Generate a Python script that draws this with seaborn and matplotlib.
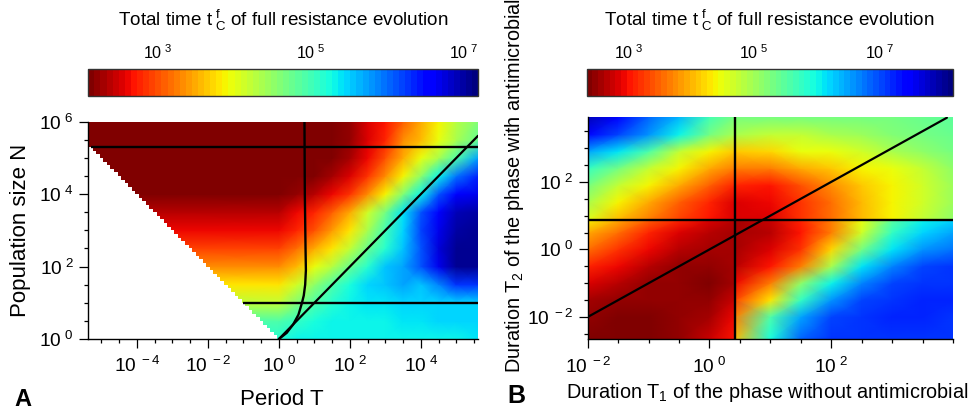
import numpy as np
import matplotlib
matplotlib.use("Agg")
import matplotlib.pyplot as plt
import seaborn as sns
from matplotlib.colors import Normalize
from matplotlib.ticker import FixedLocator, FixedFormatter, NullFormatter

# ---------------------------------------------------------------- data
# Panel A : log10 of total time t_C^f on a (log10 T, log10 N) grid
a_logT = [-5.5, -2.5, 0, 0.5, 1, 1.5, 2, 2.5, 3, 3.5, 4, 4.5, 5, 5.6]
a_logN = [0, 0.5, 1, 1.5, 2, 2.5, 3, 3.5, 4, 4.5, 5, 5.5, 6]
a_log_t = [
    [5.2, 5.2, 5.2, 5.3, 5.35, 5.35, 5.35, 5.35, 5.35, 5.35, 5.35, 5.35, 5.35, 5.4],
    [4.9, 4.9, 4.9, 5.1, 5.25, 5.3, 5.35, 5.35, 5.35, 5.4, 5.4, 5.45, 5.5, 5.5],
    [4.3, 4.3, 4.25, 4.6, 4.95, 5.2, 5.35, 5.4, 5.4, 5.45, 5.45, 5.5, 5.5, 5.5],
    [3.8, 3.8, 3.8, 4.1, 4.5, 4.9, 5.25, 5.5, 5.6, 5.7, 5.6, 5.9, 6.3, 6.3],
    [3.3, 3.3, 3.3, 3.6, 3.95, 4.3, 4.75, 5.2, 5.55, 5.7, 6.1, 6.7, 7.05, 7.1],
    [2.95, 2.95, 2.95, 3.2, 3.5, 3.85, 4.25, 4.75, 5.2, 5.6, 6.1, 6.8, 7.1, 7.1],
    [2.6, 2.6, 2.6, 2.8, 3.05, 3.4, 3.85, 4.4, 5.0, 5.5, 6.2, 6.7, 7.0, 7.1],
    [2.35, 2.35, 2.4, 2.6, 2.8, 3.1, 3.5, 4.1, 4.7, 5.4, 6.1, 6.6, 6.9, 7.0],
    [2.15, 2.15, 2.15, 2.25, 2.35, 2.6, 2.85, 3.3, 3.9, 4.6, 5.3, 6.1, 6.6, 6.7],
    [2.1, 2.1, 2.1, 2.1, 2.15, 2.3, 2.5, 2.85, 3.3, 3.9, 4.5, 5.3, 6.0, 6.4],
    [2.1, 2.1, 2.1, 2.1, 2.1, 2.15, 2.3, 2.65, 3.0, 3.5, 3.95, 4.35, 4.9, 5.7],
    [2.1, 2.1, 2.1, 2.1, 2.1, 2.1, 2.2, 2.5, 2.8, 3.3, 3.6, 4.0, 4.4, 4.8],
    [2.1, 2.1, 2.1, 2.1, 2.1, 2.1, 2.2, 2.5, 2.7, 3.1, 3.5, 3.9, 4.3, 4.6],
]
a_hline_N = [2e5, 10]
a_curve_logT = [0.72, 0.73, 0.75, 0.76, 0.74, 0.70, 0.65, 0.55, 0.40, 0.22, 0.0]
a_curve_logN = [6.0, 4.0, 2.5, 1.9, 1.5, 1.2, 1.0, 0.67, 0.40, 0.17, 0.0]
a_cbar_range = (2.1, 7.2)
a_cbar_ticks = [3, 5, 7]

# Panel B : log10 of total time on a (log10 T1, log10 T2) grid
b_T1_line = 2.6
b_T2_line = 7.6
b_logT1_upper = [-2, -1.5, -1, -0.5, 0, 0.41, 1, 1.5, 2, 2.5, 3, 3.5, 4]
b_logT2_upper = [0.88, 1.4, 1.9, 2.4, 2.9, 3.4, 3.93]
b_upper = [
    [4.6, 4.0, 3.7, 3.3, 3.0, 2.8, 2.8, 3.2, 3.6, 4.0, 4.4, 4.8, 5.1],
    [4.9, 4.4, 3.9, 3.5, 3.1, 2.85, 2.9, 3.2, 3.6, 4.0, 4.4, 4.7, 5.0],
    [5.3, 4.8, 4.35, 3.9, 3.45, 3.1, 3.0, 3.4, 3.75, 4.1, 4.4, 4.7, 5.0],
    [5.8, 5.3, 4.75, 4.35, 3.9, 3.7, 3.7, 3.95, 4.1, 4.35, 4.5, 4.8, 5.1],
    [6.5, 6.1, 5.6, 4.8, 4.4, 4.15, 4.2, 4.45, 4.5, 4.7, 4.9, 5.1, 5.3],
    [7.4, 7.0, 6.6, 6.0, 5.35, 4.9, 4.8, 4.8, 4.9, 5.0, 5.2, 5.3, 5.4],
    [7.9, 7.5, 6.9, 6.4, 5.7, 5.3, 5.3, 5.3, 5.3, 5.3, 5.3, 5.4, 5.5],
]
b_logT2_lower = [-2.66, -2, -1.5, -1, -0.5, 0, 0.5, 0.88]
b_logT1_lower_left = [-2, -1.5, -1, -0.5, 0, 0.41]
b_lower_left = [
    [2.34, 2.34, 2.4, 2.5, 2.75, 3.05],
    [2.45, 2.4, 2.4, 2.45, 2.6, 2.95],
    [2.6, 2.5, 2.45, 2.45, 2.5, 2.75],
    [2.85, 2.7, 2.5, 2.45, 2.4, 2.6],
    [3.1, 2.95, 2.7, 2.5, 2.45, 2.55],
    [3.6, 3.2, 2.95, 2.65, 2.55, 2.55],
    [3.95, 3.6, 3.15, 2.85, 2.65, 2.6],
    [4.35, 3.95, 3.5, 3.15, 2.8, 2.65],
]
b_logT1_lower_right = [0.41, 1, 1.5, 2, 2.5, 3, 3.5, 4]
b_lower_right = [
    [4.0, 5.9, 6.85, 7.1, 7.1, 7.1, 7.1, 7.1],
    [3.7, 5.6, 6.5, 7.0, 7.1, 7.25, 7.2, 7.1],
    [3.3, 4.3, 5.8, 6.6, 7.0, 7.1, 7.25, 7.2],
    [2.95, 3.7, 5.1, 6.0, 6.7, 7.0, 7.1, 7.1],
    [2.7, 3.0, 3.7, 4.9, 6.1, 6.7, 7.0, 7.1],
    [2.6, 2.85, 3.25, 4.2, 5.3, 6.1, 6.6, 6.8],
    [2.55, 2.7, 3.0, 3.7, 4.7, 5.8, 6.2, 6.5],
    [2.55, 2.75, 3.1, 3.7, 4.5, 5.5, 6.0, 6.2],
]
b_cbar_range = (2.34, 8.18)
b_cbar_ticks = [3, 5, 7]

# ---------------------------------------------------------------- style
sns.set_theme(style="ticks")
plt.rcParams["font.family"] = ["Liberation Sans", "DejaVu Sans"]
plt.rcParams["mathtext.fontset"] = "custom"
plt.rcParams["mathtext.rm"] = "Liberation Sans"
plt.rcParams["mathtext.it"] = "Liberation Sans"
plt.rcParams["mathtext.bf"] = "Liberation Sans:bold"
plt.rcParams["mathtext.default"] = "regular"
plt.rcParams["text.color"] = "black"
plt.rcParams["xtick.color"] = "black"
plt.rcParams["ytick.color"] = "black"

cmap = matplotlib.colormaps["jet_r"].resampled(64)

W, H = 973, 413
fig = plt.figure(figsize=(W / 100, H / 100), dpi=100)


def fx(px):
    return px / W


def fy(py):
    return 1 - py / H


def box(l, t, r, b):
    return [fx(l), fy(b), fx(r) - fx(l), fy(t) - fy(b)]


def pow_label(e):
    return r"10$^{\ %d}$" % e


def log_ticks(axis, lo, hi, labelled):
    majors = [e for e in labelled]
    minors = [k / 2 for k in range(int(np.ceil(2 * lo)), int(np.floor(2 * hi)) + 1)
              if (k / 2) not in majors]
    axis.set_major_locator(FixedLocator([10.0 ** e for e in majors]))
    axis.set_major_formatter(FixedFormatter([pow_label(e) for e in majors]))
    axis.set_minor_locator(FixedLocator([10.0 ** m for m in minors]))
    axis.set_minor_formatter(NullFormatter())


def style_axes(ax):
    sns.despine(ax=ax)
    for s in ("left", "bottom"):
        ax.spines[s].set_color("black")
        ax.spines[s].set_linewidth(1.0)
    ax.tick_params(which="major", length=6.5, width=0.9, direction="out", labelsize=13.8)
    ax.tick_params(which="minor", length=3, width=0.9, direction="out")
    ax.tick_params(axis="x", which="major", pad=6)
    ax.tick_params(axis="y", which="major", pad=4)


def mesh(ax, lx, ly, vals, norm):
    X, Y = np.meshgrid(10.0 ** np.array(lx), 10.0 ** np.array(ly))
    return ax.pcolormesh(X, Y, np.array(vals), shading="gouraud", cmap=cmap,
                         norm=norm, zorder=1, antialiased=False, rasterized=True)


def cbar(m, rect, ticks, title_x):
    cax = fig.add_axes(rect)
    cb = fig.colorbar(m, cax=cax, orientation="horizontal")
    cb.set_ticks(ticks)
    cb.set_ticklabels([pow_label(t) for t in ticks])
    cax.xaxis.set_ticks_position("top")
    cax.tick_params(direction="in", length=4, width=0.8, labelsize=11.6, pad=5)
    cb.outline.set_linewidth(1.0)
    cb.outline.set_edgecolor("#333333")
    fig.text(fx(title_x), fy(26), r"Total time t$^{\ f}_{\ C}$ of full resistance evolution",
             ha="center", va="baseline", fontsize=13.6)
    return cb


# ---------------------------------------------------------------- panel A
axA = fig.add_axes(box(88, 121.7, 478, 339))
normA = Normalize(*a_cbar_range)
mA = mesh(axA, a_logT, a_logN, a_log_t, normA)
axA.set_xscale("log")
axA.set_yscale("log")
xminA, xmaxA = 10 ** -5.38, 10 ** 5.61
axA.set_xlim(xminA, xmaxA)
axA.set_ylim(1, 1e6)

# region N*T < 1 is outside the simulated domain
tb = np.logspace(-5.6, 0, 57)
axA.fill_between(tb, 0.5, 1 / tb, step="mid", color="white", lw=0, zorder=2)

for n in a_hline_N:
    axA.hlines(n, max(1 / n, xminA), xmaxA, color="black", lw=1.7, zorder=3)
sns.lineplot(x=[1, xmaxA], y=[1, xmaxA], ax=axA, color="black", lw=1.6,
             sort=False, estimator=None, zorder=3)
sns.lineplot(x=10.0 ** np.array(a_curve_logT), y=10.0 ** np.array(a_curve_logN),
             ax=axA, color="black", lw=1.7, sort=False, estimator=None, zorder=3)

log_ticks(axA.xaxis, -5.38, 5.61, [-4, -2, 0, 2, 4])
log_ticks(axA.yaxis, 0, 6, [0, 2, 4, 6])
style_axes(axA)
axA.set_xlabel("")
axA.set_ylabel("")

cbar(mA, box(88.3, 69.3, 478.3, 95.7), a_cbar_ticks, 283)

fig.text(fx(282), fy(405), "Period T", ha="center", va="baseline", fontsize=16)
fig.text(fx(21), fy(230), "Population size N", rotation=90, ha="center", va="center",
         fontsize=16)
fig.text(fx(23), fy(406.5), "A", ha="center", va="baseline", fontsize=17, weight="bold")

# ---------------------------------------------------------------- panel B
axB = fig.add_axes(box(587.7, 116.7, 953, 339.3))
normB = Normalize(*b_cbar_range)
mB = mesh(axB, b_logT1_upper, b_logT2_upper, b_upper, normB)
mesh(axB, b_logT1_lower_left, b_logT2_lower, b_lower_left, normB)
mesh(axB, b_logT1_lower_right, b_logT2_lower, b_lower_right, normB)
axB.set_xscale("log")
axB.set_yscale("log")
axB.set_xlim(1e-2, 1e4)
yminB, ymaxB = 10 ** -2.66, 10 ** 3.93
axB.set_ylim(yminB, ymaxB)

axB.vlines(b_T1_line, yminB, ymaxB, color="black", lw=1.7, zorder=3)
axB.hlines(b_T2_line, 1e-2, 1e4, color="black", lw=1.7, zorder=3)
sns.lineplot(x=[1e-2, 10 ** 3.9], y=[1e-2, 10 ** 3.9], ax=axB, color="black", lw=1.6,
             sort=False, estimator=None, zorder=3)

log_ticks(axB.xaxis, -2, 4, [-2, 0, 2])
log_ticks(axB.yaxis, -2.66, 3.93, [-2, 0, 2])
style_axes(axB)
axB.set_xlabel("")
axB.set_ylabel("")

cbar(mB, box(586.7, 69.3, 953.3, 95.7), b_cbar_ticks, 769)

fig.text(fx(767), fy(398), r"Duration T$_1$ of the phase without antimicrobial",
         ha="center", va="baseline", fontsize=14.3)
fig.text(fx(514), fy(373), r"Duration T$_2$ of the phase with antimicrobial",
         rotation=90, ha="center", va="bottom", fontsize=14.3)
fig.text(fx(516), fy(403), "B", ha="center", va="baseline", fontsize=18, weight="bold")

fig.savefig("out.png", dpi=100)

THE EXERCISE:
Copy nothing but the lines from the first one in the listing through the line with "from matplotlib.ticker import", and omit the pictures.

RESPONSE BELOW:
Generate a Python script that draws this with seaborn and matplotlib.
import numpy as np
import matplotlib
matplotlib.use("Agg")
import matplotlib.pyplot as plt
import seaborn as sns
from matplotlib.colors import Normalize
from matplotlib.ticker import FixedLocator, FixedFormatter, NullFormatter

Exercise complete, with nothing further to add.